War, Politics and Media in North Africa

 

An excerpt from my book “Montgomery vs. Rommel at El Agheila 1942,” in which I discuss the crumbling Italo-German alliance and how media coverage contributed to the breakdown of political ties.

Axis military fortunes in North Africa had taken a decisive turn for the worse in the winter of 1942. The ripple effects this had on politicians and the media naturally influenced the decisions that Montgomery and Rommel would make on the battlefield…

Mussolini remained invidiously competitive with his German allies…Mussolini had desired success in North Africa, but the hero of this dramatic performance was originally supposed to have been an Italian. That had been the whole point of Mussolini’s attacking the British in Egypt in the first place. Since Hitler and Goebbels couldn’t resist a chance to boast of German victories, North Africa inevitably transformed into a prime venue for positive Third Reich military publicity with every success of Rommel. This rubbed salt in the wound for the already slighted Mussolini. Opening the door of opportunity even just a crack to Hitler had led the Germans careening into view and stealing the whole show.

Mussolini stewed. Everything had gone quite backwards indeed from what he had originally intended. He blamed everything on his reluctant dragon, Graziani, whose failure to conquer Egypt he never forgot and was prone to rant about even years later. Following Rommel’s triumphs in the summer of 1942, the Duce continued to fume about Graziani who he said ‘had always been seventy feet underground in a Roman tomb at Cyrene while Rommel knows how to lead his troops with the personal example of the general who lives in his tank’.

Many other high-ranking German military officials treated the Italians with open contempt, and opportunities for goodwill were lost. This became worse over time as Italy’s military prowess decreased to practically subzero levels on the stage of global perception.

The North African campaign contributed significantly to the deterioration of the Axis alliance. An atmosphere of resentment boiled among Italian officials in Rome at the increasingly condescending behaviour of Hitler’s emissaries. Rather than thinly concealing their contempt as in the past, many German officials became more overtly disrespectful…

Goebbels’ Nazi publicity machine also successfully drowned Italy out of the global view of the Axis alliance. Nazi propaganda flooded the airwaves as did its films and images methodically scattered all over the world. Germans were portrayed as winning everywhere while Italians fighting alongside them on various fronts were practically non-existent. The Allied press regularly reported about Italy – losing…

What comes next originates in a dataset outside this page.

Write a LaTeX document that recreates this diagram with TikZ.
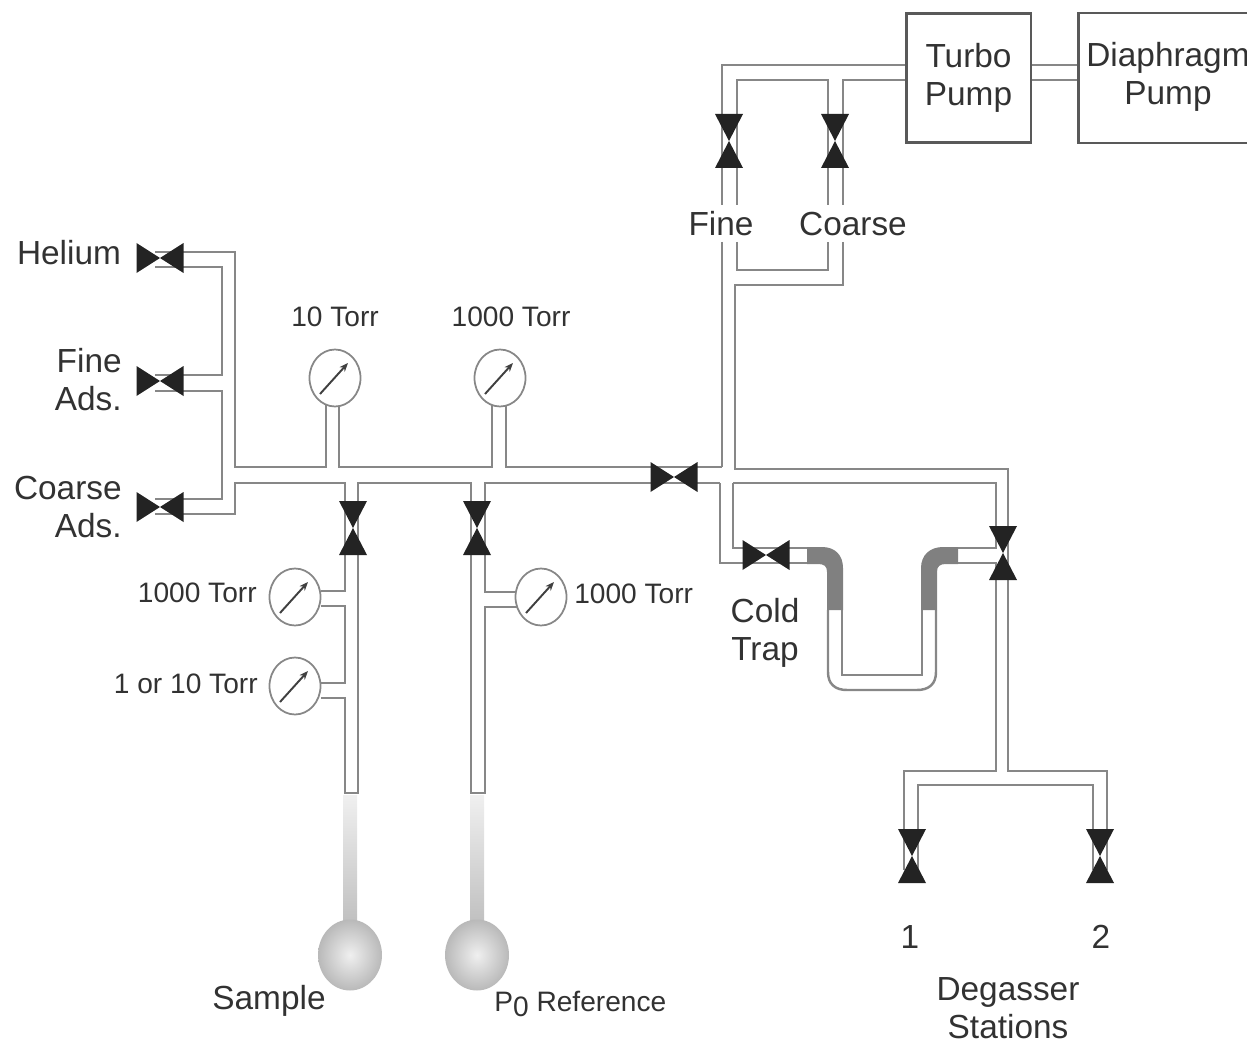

As the public mood soured, the Duce came under increasing criticism. There were whisperings among government officials, intrigues at the Vatican, surreptitious meddling by Italy’s King Victor Emmanuel III, rumours of all kinds and a general sense among members of Mussolini’s fascist government that all was definitely not well. One of Mussolini’s former hardcore Blackshirts, Giuseppe Bottai, formerly a strong admirer of the Nazi regime for its racial policies, turned against the Duce over the misfortunes of the war…

Even the Germans started to sense a change in the air. Reichsführer-SS Heinrich Himmler, leader of Hitler’s Gestapo and security forces to whom Ciano referred as a ‘spider’, started sniffing around, appearing in Rome at odd times and asking some apparently harmless but unusual questions. It didn’t take a secret police chief to know that Italy was getting fed up with the way the war was going for them. Rommel himself had noticed it early on. ‘Many Italians felt that the Axis alliance was a sham’, he wrote, adding that it had become clear to him by then that most Italians wanted out of the war.

Rommel believed corruption and backbiting in Italy’s military and government were working against Mussolini. ‘Now the Duce was seeing his dreams crumbling’, he wrote of the period of Axis decline in North Africa in the aftermath of El Alamein. ‘These were bitter hours for him, and he was certainly in no condition to bear the consequences. Maybe at the end I should have behaved differently towards him, but I was so angry about the endless glossing over of everything that I really could just not do it.’